# Goal of the exercise:
Print nothing but the lines from the start of the listing below through the line that contains "depth_y = 18.5 / px_y". Do not include the pictures.
# # # #
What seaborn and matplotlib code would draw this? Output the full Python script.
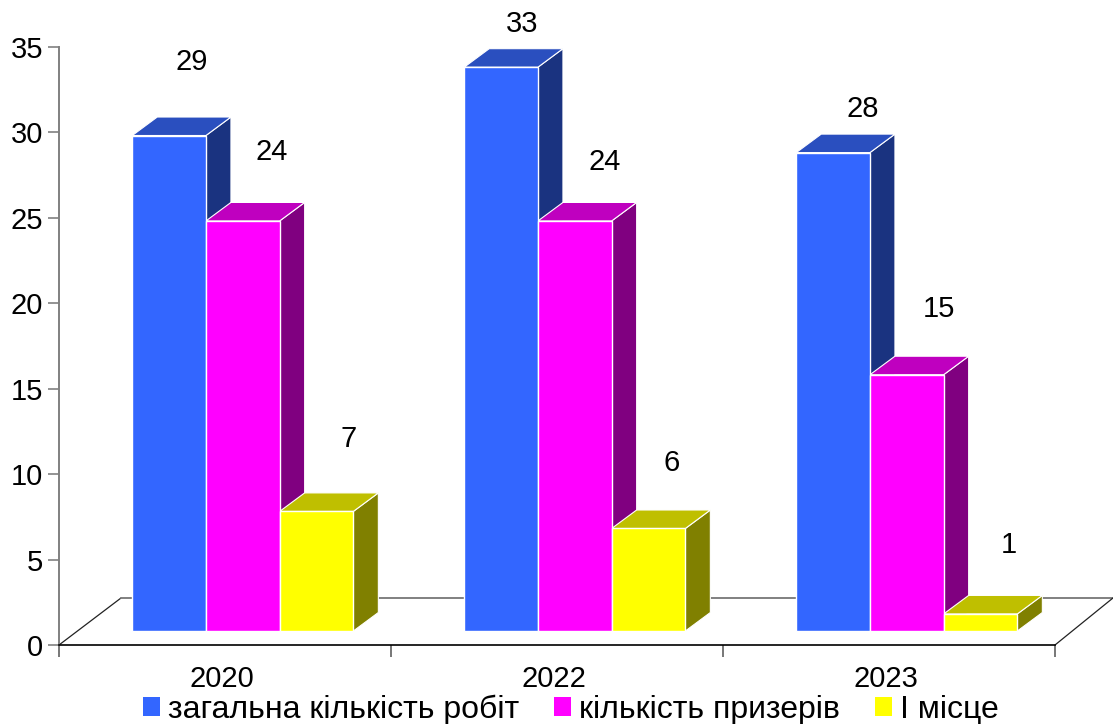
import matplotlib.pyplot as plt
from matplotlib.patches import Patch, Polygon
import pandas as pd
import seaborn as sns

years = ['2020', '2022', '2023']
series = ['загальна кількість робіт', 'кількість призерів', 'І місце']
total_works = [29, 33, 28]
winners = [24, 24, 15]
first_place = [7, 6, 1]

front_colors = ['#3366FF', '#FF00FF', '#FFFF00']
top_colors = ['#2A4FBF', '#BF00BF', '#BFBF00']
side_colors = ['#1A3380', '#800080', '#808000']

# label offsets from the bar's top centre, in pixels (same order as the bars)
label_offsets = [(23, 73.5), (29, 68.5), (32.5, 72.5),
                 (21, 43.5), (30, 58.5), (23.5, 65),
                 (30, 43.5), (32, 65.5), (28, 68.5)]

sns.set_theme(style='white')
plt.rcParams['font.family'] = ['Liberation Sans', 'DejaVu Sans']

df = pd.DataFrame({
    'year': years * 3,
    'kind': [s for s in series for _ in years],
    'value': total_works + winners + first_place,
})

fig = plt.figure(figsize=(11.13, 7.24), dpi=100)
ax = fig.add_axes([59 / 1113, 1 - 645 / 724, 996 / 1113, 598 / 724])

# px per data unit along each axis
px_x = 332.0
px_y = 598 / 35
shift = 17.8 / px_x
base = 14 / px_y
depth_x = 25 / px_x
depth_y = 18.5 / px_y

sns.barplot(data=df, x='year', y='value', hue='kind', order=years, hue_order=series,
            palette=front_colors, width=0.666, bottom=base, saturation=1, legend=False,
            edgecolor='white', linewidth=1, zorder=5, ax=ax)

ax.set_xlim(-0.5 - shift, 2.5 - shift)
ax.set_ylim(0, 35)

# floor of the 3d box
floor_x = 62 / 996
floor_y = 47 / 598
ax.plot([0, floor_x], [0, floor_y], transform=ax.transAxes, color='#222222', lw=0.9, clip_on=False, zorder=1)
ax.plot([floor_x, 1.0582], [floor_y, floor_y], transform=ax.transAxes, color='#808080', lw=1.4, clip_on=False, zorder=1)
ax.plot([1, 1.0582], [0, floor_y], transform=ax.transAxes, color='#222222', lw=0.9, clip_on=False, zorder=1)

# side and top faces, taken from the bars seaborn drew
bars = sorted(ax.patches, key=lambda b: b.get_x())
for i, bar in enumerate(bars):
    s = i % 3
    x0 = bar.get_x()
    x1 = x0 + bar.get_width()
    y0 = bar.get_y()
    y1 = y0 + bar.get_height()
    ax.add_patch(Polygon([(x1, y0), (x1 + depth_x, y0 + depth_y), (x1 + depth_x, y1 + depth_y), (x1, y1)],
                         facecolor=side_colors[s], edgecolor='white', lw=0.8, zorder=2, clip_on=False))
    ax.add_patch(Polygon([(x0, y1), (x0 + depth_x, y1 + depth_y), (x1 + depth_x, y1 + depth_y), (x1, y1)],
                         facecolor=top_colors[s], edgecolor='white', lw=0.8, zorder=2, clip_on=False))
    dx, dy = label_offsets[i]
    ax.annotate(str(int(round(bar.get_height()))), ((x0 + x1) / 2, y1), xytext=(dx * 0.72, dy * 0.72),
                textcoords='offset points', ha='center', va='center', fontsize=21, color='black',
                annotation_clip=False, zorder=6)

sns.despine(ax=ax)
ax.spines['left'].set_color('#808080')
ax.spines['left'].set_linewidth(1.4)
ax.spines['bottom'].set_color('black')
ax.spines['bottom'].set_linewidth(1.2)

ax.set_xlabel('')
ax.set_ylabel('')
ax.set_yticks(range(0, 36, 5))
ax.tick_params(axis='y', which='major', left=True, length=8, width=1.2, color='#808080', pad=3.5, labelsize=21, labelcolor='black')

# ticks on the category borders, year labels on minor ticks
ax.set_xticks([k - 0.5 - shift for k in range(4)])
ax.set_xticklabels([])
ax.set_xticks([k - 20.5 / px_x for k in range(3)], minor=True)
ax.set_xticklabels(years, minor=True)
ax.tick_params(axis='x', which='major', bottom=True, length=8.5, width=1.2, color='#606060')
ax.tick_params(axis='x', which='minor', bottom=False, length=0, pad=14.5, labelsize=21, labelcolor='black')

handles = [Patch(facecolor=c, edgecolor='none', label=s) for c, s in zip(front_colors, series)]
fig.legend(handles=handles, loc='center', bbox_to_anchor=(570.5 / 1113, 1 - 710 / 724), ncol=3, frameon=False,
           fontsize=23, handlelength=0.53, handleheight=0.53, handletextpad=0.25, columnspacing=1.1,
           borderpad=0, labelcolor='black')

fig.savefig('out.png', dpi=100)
# # # #
# Reply:
What seaborn and matplotlib code would draw this? Output the full Python script.
import matplotlib.pyplot as plt
from matplotlib.patches import Patch, Polygon
import pandas as pd
import seaborn as sns

years = ['2020', '2022', '2023']
series = ['загальна кількість робіт', 'кількість призерів', 'І місце']
total_works = [29, 33, 28]
winners = [24, 24, 15]
first_place = [7, 6, 1]

front_colors = ['#3366FF', '#FF00FF', '#FFFF00']
top_colors = ['#2A4FBF', '#BF00BF', '#BFBF00']
side_colors = ['#1A3380', '#800080', '#808000']

# label offsets from the bar's top centre, in pixels (same order as the bars)
label_offsets = [(23, 73.5), (29, 68.5), (32.5, 72.5),
                 (21, 43.5), (30, 58.5), (23.5, 65),
                 (30, 43.5), (32, 65.5), (28, 68.5)]

sns.set_theme(style='white')
plt.rcParams['font.family'] = ['Liberation Sans', 'DejaVu Sans']

df = pd.DataFrame({
    'year': years * 3,
    'kind': [s for s in series for _ in years],
    'value': total_works + winners + first_place,
})

fig = plt.figure(figsize=(11.13, 7.24), dpi=100)
ax = fig.add_axes([59 / 1113, 1 - 645 / 724, 996 / 1113, 598 / 724])

# px per data unit along each axis
px_x = 332.0
px_y = 598 / 35
shift = 17.8 / px_x
base = 14 / px_y
depth_x = 25 / px_x
depth_y = 18.5 / px_y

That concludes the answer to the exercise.